Complications arise with the appearance of Arthur Weldon, the on-again off-again suitor of Louise from previous books. Arthur has been keeping company with Diana Von Taer, but once he sees Louise again his passion for her re-awakens – which arouses Diana's jealousy. Diana solicits her cousin Charles Connoldy Mershone, a ne'er-do-well and social black sheep, to pay court to Louise as a way to disrupt her romance with Arthur.

Diana doesn't anticipate that Mershone will actually fall in love with Louise – but he does. When Louise rejects him for the virtuous Arthur, Mershone goes to the extreme of abducting the young woman and keeping her at Diana's country house (in East Orange, New Jersey, then a rural backwater). Louise's absence impels her family and Arthur to call in the police and hire private detectives – one in particular, Quintus Fogerty, "the best man in all New York." Mershone is the obvious suspect in Louise's disappearance, but he is too crafty to reveal the missing girl's location. The affair allows the novel to take a look at a harsher and uglier side of contemporaneous social world.

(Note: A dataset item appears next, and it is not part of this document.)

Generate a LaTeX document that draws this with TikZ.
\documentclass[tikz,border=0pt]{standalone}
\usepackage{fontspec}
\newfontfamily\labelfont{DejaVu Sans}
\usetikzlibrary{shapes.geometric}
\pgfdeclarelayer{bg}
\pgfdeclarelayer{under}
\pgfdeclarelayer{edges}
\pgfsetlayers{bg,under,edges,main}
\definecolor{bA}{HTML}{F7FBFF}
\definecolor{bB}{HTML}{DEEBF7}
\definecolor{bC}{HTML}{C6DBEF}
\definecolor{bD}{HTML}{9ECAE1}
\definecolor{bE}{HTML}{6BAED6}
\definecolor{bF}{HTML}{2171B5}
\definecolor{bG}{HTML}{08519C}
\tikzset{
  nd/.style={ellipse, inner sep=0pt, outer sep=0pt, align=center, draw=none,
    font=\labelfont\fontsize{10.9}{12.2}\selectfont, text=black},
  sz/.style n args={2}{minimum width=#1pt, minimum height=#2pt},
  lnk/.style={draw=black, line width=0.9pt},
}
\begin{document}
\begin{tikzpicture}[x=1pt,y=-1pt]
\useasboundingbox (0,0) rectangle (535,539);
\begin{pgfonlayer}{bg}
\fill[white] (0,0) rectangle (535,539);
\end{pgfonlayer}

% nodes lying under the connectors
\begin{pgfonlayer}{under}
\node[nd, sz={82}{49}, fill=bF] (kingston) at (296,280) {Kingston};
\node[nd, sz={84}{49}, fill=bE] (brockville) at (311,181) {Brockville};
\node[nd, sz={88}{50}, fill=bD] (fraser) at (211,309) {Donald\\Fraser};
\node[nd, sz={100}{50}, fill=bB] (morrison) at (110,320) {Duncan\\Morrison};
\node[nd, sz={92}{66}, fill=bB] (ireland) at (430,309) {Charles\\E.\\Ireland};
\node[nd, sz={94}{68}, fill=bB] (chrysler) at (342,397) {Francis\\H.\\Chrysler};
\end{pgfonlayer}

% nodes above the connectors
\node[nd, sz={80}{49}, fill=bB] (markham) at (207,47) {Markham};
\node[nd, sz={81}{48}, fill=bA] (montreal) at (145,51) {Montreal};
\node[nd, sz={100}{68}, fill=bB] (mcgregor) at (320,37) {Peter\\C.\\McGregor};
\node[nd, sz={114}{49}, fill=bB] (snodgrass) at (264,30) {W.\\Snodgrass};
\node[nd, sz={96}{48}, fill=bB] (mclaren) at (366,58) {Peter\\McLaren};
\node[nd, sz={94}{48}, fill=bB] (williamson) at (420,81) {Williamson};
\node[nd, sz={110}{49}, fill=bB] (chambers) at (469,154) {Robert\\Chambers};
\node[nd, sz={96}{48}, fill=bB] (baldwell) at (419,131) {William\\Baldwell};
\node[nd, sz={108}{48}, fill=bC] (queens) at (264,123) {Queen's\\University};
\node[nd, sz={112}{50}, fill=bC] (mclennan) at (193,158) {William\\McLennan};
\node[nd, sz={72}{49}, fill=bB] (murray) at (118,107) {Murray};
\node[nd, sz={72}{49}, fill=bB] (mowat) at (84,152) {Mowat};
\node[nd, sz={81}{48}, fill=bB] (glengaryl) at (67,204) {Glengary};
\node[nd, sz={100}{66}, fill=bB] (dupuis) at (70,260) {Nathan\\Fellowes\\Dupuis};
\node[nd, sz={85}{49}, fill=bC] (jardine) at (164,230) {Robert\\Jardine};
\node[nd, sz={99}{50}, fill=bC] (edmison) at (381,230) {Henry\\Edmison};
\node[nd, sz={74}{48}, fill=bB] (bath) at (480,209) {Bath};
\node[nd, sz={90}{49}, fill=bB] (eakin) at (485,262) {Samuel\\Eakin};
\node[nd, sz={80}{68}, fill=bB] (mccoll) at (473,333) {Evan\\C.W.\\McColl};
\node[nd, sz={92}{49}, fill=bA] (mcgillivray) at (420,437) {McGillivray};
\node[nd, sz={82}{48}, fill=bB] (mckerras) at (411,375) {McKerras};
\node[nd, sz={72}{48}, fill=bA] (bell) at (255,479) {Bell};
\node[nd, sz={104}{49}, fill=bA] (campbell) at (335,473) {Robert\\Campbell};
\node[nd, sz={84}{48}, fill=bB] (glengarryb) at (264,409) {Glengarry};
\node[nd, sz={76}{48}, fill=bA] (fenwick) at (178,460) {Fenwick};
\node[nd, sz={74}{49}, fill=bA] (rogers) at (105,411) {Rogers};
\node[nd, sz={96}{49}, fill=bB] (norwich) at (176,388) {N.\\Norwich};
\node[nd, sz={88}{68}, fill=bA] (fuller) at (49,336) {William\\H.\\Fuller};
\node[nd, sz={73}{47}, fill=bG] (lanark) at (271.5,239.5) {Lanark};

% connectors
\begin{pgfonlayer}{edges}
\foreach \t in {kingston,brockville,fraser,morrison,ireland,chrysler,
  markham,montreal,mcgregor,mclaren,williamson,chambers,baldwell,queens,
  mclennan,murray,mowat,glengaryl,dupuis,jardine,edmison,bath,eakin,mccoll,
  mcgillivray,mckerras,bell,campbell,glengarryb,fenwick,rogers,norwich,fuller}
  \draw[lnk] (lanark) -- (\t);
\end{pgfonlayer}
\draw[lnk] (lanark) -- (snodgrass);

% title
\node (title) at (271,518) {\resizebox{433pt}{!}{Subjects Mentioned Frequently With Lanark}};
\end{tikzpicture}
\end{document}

Louise is initially shocked and disoriented by her abduction; but after five days she recovers enough to stage an escape. During an "old fashioned snowstorm" she climbs out a window and down a trellis. She is eventually overcome by the storm, but is rescued by a passing farm couple. Arthur Weldon discovers Louise at the farmer's house, where they are joyfully re-united.

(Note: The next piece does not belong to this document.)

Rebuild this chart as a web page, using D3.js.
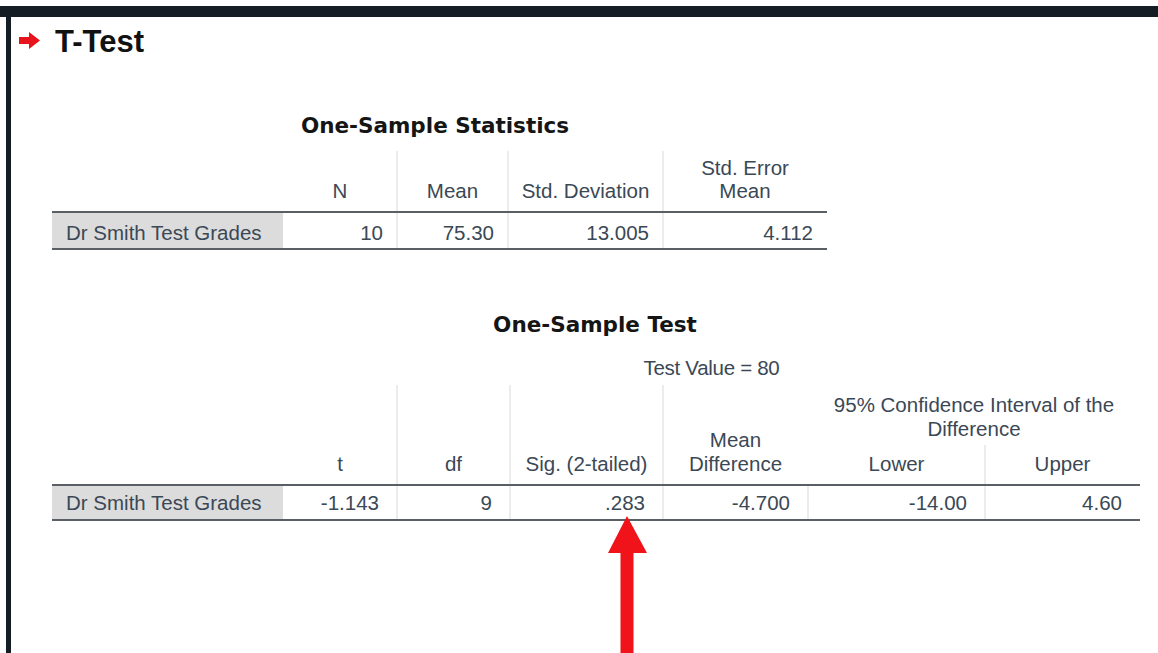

Louise's family decides not to prosecute the repentant Mershone, to avoid a newspaper scandal and to eschew the "doubtful satisfaction" of revenge. The story concludes with the very fashionable wedding of Arthur Weldon and Louise Merrick. In the end, even Beth has modified her attitudes toward the social world:

"Society," announced Beth, complacently, "is an excellent thing in the abstract. It has its black sheep, of course; but I think no more than any other established class of humanity."

"Dear me!" cried Uncle John; "you once denounced society."

"That," said she, "was before I knew anything at all about it."

==The detective==
Baum introduces the character of the private detective Quintus Fogerty in this book; the character re-appears in a later volume of the series, Aunt Jane's Nieces on Vacation. Fogerty serves the "purpose of extricating the girls when necessary" from plot difficulties. Critic Fred Erisman has judged Baum's use of this "real world" character as a tacit admission that the genial milieu of his gentler characters, the cousins and their family, cannot accommodate the darker elements of American society.